● WRITTEN TASK
Each line below should be retyped exactly, with no pictures.

__________________________________________________

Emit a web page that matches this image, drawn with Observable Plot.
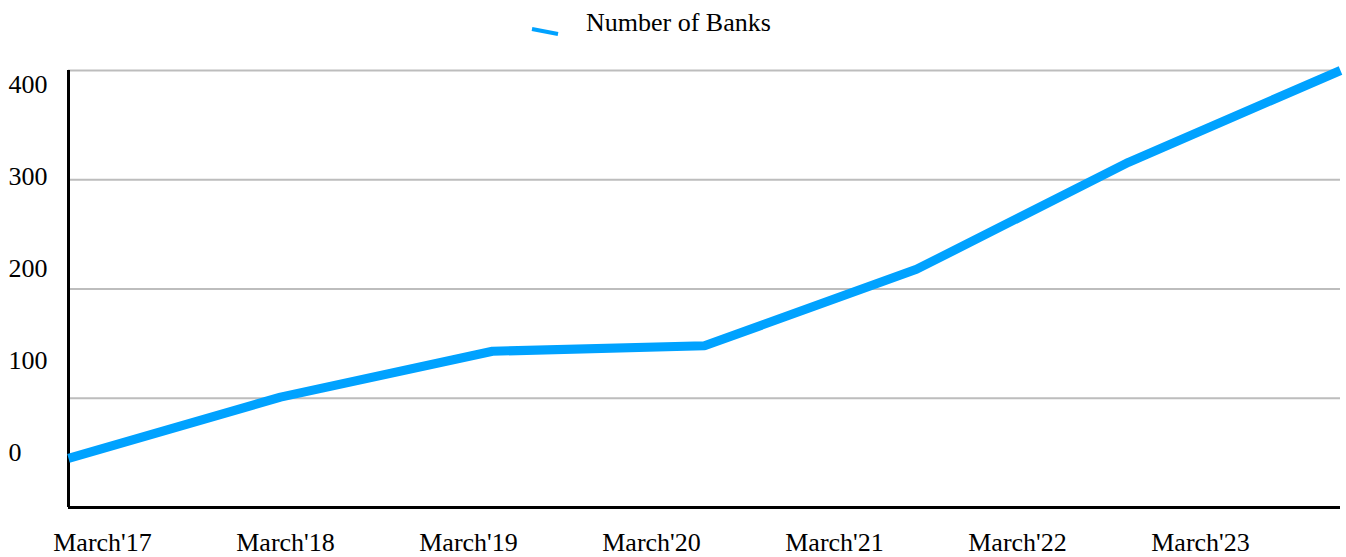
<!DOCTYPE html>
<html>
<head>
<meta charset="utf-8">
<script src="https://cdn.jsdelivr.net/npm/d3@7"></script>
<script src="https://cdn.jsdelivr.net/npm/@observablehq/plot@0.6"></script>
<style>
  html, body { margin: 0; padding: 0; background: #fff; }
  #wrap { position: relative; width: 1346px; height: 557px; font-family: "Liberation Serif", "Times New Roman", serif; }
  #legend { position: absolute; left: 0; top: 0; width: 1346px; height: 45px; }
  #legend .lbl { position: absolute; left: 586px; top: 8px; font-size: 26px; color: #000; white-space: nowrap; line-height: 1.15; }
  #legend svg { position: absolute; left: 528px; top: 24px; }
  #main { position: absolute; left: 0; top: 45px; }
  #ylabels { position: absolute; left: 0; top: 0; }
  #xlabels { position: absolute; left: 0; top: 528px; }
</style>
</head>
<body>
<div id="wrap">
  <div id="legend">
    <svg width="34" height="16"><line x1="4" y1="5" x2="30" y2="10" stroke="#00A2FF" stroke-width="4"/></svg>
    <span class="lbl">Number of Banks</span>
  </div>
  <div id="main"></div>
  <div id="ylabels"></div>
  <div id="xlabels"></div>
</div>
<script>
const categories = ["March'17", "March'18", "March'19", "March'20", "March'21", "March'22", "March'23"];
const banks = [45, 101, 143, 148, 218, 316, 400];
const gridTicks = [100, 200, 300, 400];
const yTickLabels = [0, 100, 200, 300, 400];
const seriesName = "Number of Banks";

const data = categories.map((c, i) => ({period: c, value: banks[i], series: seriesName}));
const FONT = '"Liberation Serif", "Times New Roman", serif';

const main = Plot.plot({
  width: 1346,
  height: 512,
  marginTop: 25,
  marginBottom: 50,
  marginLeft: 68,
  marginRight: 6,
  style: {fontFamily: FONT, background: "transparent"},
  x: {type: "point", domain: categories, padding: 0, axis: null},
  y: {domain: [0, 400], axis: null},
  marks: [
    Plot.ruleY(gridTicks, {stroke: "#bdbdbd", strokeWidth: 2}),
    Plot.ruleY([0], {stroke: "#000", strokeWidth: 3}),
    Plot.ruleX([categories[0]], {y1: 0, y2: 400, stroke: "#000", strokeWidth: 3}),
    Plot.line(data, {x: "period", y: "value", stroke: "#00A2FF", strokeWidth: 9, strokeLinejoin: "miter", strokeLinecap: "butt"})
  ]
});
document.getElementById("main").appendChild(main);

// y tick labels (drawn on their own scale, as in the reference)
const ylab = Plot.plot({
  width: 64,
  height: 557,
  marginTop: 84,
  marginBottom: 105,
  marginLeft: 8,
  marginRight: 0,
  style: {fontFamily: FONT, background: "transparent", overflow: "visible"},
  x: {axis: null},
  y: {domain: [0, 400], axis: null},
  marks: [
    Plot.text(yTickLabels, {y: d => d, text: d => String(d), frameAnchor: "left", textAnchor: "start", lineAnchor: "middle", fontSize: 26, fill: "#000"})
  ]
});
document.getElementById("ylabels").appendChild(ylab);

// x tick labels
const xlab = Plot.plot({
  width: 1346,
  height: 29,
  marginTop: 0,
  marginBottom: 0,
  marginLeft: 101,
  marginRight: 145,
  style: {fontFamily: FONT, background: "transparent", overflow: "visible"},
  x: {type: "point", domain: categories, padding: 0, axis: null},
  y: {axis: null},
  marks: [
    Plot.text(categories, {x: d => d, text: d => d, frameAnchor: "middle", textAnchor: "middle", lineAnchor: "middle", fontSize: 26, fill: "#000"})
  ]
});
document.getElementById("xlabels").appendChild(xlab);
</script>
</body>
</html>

__________________________________________________

● FINAL RESULT
Emit a web page that matches this image, drawn with Observable Plot.
<!DOCTYPE html>
<html>
<head>
<meta charset="utf-8">
<script src="https://cdn.jsdelivr.net/npm/d3@7"></script>
<script src="https://cdn.jsdelivr.net/npm/@observablehq/plot@0.6"></script>
<style>
  html, body { margin: 0; padding: 0; background: #fff; }
  #wrap { position: relative; width: 1346px; height: 557px; font-family: "Liberation Serif", "Times New Roman", serif; }
  #legend { position: absolute; left: 0; top: 0; width: 1346px; height: 45px; }
  #legend .lbl { position: absolute; left: 586px; top: 8px; font-size: 26px; color: #000; white-space: nowrap; line-height: 1.15; }
  #legend svg { position: absolute; left: 528px; top: 24px; }
  #main { position: absolute; left: 0; top: 45px; }
  #ylabels { position: absolute; left: 0; top: 0; }
  #xlabels { position: absolute; left: 0; top: 528px; }
</style>
</head>
<body>
<div id="wrap">
  <div id="legend">
    <svg width="34" height="16"><line x1="4" y1="5" x2="30" y2="10" stroke="#00A2FF" stroke-width="4"/></svg>
    <span class="lbl">Number of Banks</span>
  </div>
  <div id="main"></div>
  <div id="ylabels"></div>
  <div id="xlabels"></div>
</div>
<script>
const categories = ["March'17", "March'18", "March'19", "March'20", "March'21", "March'22", "March'23"];
const banks = [45, 101, 143, 148, 218, 316, 400];
const gridTicks = [100, 200, 300, 400];
const yTickLabels = [0, 100, 200, 300, 400];
const seriesName = "Number of Banks";

const data = categories.map((c, i) => ({period: c, value: banks[i], series: seriesName}));
const FONT = '"Liberation Serif", "Times New Roman", serif';

const main = Plot.plot({
  width: 1346,
  height: 512,
  marginTop: 25,
  marginBottom: 50,
  marginLeft: 68,
  marginRight: 6,
  style: {fontFamily: FONT, background: "transparent"},
  x: {type: "point", domain: categories, padding: 0, axis: null},
  y: {domain: [0, 400], axis: null},
  marks: [
    Plot.ruleY(gridTicks, {stroke: "#bdbdbd", strokeWidth: 2}),
    Plot.ruleY([0], {stroke: "#000", strokeWidth: 3}),
    Plot.ruleX([categories[0]], {y1: 0, y2: 400, stroke: "#000", strokeWidth: 3}),
    Plot.line(data, {x: "period", y: "value", stroke: "#00A2FF", strokeWidth: 9, strokeLinejoin: "miter", strokeLinecap: "butt"})
  ]
});
document.getElementById("main").appendChild(main);

// y tick labels (drawn on their own scale, as in the reference)
const ylab = Plot.plot({
  width: 64,
  height: 557,
  marginTop: 84,
  marginBottom: 105,
  marginLeft: 8,
  marginRight: 0,
  style: {fontFamily: FONT, background: "transparent", overflow: "visible"},
  x: {axis: null},
  y: {domain: [0, 400], axis: null},
  marks: [
    Plot.text(yTickLabels, {y: d => d, text: d => String(d), frameAnchor: "left", textAnchor: "start", lineAnchor: "middle", fontSize: 26, fill: "#000"})
  ]
});
document.getElementById("ylabels").appendChild(ylab);

// x tick labels
const xlab = Plot.plot({
  width: 1346,
  height: 29,
  marginTop: 0,
  marginBottom: 0,
  marginLeft: 101,
  marginRight: 145,
  style: {fontFamily: FONT, background: "transparent", overflow: "visible"},
  x: {type: "point", domain: categories, padding: 0, axis: null},
  y: {axis: null},
  marks: [
    Plot.text(categories, {x: d => d, text: d => d, frameAnchor: "middle", textAnchor: "middle", lineAnchor: "middle", fontSize: 26, fill: "#000"})
  ]
});
document.getElementById("xlabels").appendChild(xlab);
</script>
</body>
</html>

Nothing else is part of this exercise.